Distributional Semantic Models
Word embeddings are word representation algorithms used in an NLP. Word embeddings are a subclass of distributional semantic models because they rely on the distributional hypothesis. The distributional hypothesis, created by Zellig Harris in his 1956 paper “Distributional structure” , is assumption that words in the same context tend to proport similar meanings and occur near each other. And thus synonyms have similar representations in a collection of texts. Word embeddings are represented as vector values created as a result of a neural network.
Example Posts
data.body
"Probably because I see the faint hint of 'horns' holding that halo up... "
https://youtu.be/YMQRFT4bZuc
http://www.epochtimes.de/politik/europa/zahl-der-toten-nach-londoner-hochhausbrand-auf-79-gestiegen-2-a2146594.html
https://t.co/LTMBeXvHrC
"Ps 37:14 Die Gottlosen ziehen das Schwert aus und spannen ihren Bogen, daß sie fällen den Elenden und Armen und schlachten die Frommen.\nPs 37:15 Aber ihr Schwert wird in ihr Herz gehen, und ihr Bogen wird zerbrechen.\n\n"
At least 25 killed in airstrike on market in Yemen – reports\nhttps://www.rt.com/news/392838-saudi-yemen-market-airstrike/ #saudiarabia #yemen
Example after cleaning
['data', 'body']
['', 'probably', 'because', 'i', 'see', 'the', 'faint', 'hint', 'of', "'horns'", 'holding', 'that', 'halo', 'up', '', '', '', '', '']
['https', '//youtu', 'be/ymqrft4bzuc']
['http', '//www', 'epochtimes', 'de/politik/europa/zahl', 'der', 'toten', 'nach', 'londoner', 'hochhausbrand', 'auf', '79', 'gestiegen', '2', 'a2146594', 'html']
['https', '//t', 'co/ltmbexvhrc']
['', 'ps', '37', '14', 'die', 'gottlosen', 'ziehen', 'das', 'schwert', 'aus', 'und', 'spannen', 'ihren', 'bogen', '', 'daß', 'sie', 'fällen', 'den', 'elenden', 'und', 'armen', 'und', 'schlachten', 'die', 'frommen', '\\nps', '37', '15', 'aber', 'ihr', 'schwert', 'wird', 'in', 'ihr', 'herz', 'gehen', '', 'und', 'ihr', 'bogen', 'wird', 'zerbrechen', '\\n\\n', '']
['at', 'least', '25', 'killed', 'in', 'airstrike', 'on', 'market', 'in', 'yemen', '–', 'reports\\nhttps', '//www', 'rt', 'com/news/392838', 'saudi', 'yemen', 'market', 'airstrike/', '#saudiarabia', '#yemen']
Now we have to take this tokenized text and use this as our input text
Building a Vector
To use the distributional hypothesis to build a vector, we have to choose what words being near each other means to us. This value of “nearness” is known as a window.
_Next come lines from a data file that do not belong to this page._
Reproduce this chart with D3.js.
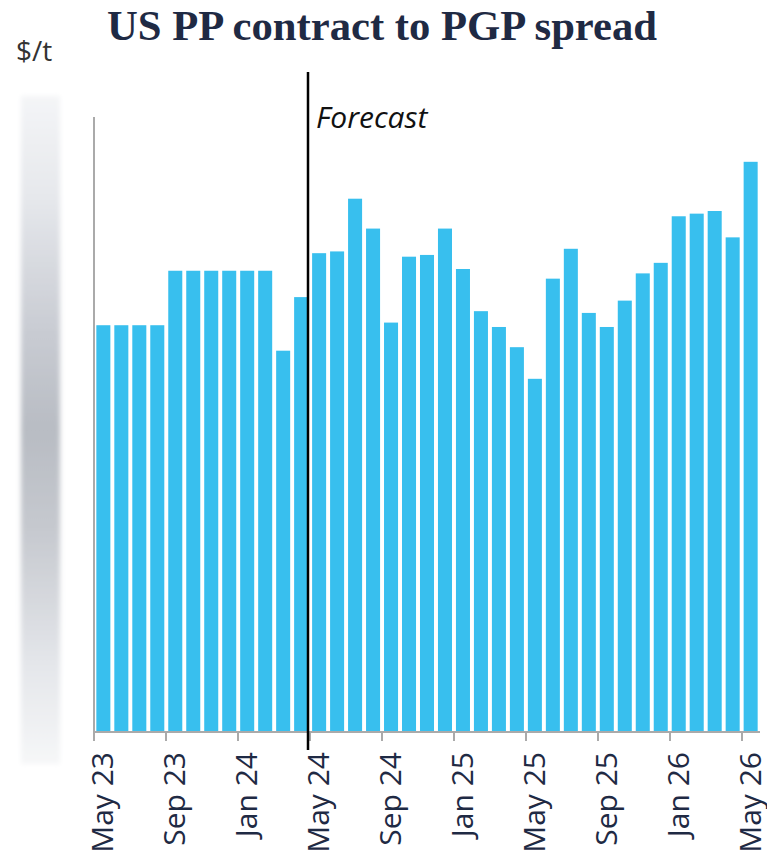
<!DOCTYPE html>
<html><head><meta charset="utf-8">
<script src="https://cdn.jsdelivr.net/npm/d3@7"></script>
<style>body{margin:0;background:#fff}svg{display:block}</style>
</head><body>
<svg id="c" width="767" height="863"></svg>
<script>
const categories = ["May 23","Jun 23","Jul 23","Aug 23","Sep 23","Oct 23","Nov 23","Dec 23","Jan 24","Feb 24","Mar 24","Apr 24",
 "May 24","Jun 24","Jul 24","Aug 24","Sep 24","Oct 24","Nov 24","Dec 24","Jan 25","Feb 25","Mar 25","Apr 25",
 "May 25","Jun 25","Jul 25","Aug 25","Sep 25","Oct 25","Nov 25","Dec 25","Jan 26","Feb 26","Mar 26","Apr 26","May 26"];
const spread = [463,463,463,463,525,525,525,525,525,525,434,495,
 545,547,607,573,466,541,543,573,527,479,461,438,
 402,516,550,477,461,491,522,534,587,590,593,563,649];
const tickLabels = ["May 23","Sep 23","Jan 24","May 24","Sep 24","Jan 25","May 25","Sep 25","Jan 26","May 26"];
const forecastStart = "May 24";
const yDomain = [0, 700];

(function(){
const svg = d3.select("#c");
const mL = 94, mR = 760, mT = 117, mB = 732;
const x = d3.scaleBand().domain(categories).range([mL, mR]).paddingInner(0.22).paddingOuter(0.13);
const xb = d3.scaleBand().domain(categories).range([mL, mR]);
const y = d3.scaleLinear().domain(yDomain).range([mB, mT]);

// blurred (redacted) y-axis label strip
const defs = svg.append("defs");
const g = defs.append("linearGradient").attr("id","gr").attr("x1",0).attr("y1",0).attr("x2",0).attr("y2",1);
[[0,"#f4f5f7"],[0.15,"#e6e8ec"],[0.35,"#c9ccd3"],[0.5,"#b8bcc3"],[0.65,"#c6c9cf"],[0.85,"#e4e6ea"],[1,"#f6f7f8"]]
 .forEach(([o,c])=>g.append("stop").attr("offset",o).attr("stop-color",c));
defs.append("filter").attr("id","bl").attr("x","-30%").attr("width","160%").append("feGaussianBlur").attr("stdDeviation",2.5);
svg.append("rect").attr("x",21).attr("y",96).attr("width",39).attr("height",668).attr("fill","url(#gr)").attr("filter","url(#bl)");

// title
svg.append("text").attr("x",382).attr("y",40).attr("text-anchor","middle")
  .attr("font-family","'Liberation Serif', 'DejaVu Serif', serif").attr("font-weight","bold")
  .attr("font-size",43).attr("fill","#1f2a44")
  .attr("textLength",550).attr("lengthAdjust","spacingAndGlyphs")
  .text("US PP contract to PGP spread");
svg.append("text").attr("x",16).attr("y",61).attr("font-family","'Open Sans', sans-serif")
  .attr("font-size",28).attr("fill","#333").text("$/t");

// bars
svg.append("g").selectAll("rect").data(categories).join("rect")
  .attr("x", d => x(d)).attr("width", x.bandwidth())
  .attr("y", (d,i) => y(spread[i])).attr("height", (d,i) => y(0) - y(spread[i]))
  .attr("fill", "#38bfee");

// axes
const axisColor = "#aaaaaa";
svg.append("line").attr("x1",mL).attr("x2",mL).attr("y1",mT).attr("y2",mB+1)
  .attr("stroke",axisColor).attr("stroke-width",2);
svg.append("line").attr("x1",mL-1).attr("x2",mR).attr("y1",mB).attr("y2",mB)
  .attr("stroke",axisColor).attr("stroke-width",2);
const tg = svg.append("g").selectAll("g").data(tickLabels).join("g");
tg.append("line").attr("x1",d=>xb(d)).attr("x2",d=>xb(d)).attr("y1",mB).attr("y2",mB+9)
  .attr("stroke",axisColor).attr("stroke-width",2);
tg.append("text")
  .attr("transform", d => `translate(${xb(d)+xb.bandwidth()/2-1},752) rotate(-90)`)
  .attr("text-anchor","end").attr("dy","0.36em")
  .attr("font-family","'Open Sans', sans-serif").attr("font-size",30).attr("fill","#1f2a44")
  .text(d=>d);

// forecast line
const fx = xb(forecastStart) - 2;
svg.append("line").attr("x1",fx).attr("x2",fx).attr("y1",72).attr("y2",750)
  .attr("stroke","#000").attr("stroke-width",2.5);
svg.append("text").attr("x",fx+8).attr("y",128).attr("font-family","'Open Sans', sans-serif")
  .attr("font-style","italic").attr("font-size",30).attr("fill","#111").text("Forecast");
})();
</script>
</body></html>
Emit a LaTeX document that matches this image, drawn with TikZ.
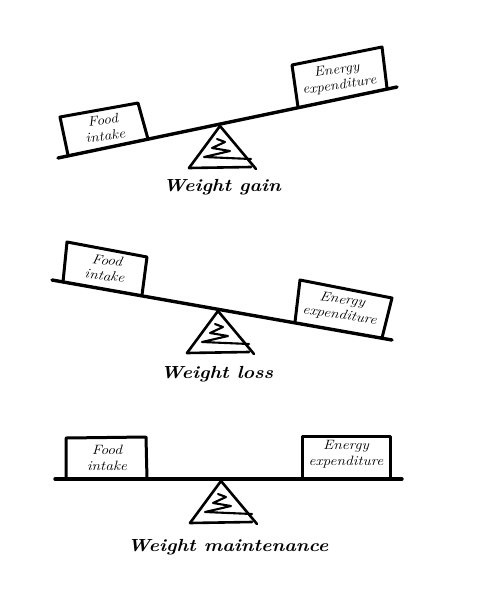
\documentclass[tikz,border=0pt]{standalone}
\begin{document}
\begin{tikzpicture}[x=1pt,y=-1pt,
  beam/.style={line width=3.4pt,line cap=round},
  boxline/.style={line width=3pt,line join=round,line cap=round},
  fl/.style={line width=2.6pt,line join=round,line cap=round},
  zz/.style={line width=2.1pt,line join=round,line cap=round},
  boxtext/.style={font=\fontsize{13.5}{15.5}\selectfont\itshape,align=center,inner sep=0pt,xscale=1.15},
  caption/.style={font=\fontsize{17.5}{18}\selectfont\bfseries\itshape,inner sep=0pt,xscale=1.12}]
\useasboundingbox (0,0) rectangle (491,600);
\newcommand\drawfulcrum[1]{%
\begin{scope}[shift={#1}]
\draw[fl] (-31,42) -- (0,0) -- (36,43);
\draw[fl] (-31,42) -- (31,41);
\draw[zz] (-3,13) -- (5,16) -- (-8,22) -- (10,25) -- (-16,31) -- (31,33);
\end{scope}}
% ---------- Panel 1: Weight gain ----------
\coordinate (b1l) at (58,158);
\coordinate (b1r) at (397,87);
\draw[beam] (b1l) -- (b1r);
\draw[boxline] (68,155) -- (60,117) -- (138,103) -- (148,139);
\draw[boxline] (298,107) -- (292,65) -- (382,47) -- (387,88);
\node[boxtext,rotate=8] (f1) at (104,128) {Food\\intake};
\node[boxtext,rotate=9] (e1) at (338,78) {Energy\\expenditure};
\drawfulcrum{(220,126)}
\node[caption] (c1) at (222,187) {Weight gain};
% ---------- Panel 2: Weight loss ----------
\coordinate (b2l) at (52,280);
\coordinate (b2r) at (392,340);
\draw[beam] (b2l) -- (b2r);
\draw[boxline] (63,282) -- (67,242) -- (147,257) -- (142,295);
\draw[boxline] (295,322) -- (300,280) -- (392,298) -- (382,338);
\node[boxtext,rotate=-8] (f2) at (106,268) {Food\\intake};
\node[boxtext,rotate=-9] (e2) at (341,308) {Energy\\expenditure};
\drawfulcrum{(218,311)}
\node[caption] (c2) at (217,374) {Weight loss};
% ---------- Panel 3: Weight maintenance ----------
\coordinate (b3l) at (55,479);
\coordinate (b3r) at (402,479);
\draw[beam] (b3l) -- (b3r);
\draw[boxline] (66,479) -- (66,438) -- (146,437) -- (147,479);
\draw[boxline] (302,479) -- (302,436) -- (390,436) -- (390,479);
\node[boxtext] (f3) at (107,458) {Food\\intake};
\node[boxtext] (e3) at (346,454) {Energy\\expenditure};
\drawfulcrum{(221,481)}
\node[caption] (c3) at (228,547) {Weight maintenance};
\end{tikzpicture}
\end{document}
In the image below, taken from Chris McCormick’s tutorial, the target word is highlighted in blue, and the window shown around it as being two words away from the target. This means the window size is equal to 2. 
Word pairs are created between the target word and all other words in the window which can extend forwards or backwards. The target is then moved to the next word and the process repeats. Some embedding models treat words to the left of the target word differently than words to the right. But for now we will treat them both equally.

Figure 2: A diagram of the skip-gram model for starting with the target word and trying to predict the context words which are the words in the window: This image was taken from Tomas Mikolov et al’s original paper: Distributed Representations of Words and Phrases
These word pairs become the training samples for the model. We will be using the key of this pair to create what is known as a one-hot vector. Currently they are in the form of (target word, context-word-in-window) and this will be used as the input for a simple 1 hidden layer neural network. In Figure 2 above, the target word is W(t). The projection of the input onto a hidden layer of which has a pre-determined number of neurons that was specified as a hyper parameter. A hyper parameter is the number of hidden layer neurons has a large effect on the accacury and speed of the model’s runtime and 300 is widely used in practice since it was used by word2vec’s creators. This simple neural network is known as a Restricted Boltzmann Machine (RBM).
Restricted Boltzmann Machines (RBMs)

In the image above, there are three columns that are known in discriptions of neural networks as layers. These diagrams show cause and effect between the layers of a neural network and are read from left-to-right. Each circle represents a neuron and is called a node. A node is where a calculation is preformed to determine if it will send a 0 or a 1 to a node in the next layer, which is to the right. This communication is known as firing and only happens in one direction, left-to-right.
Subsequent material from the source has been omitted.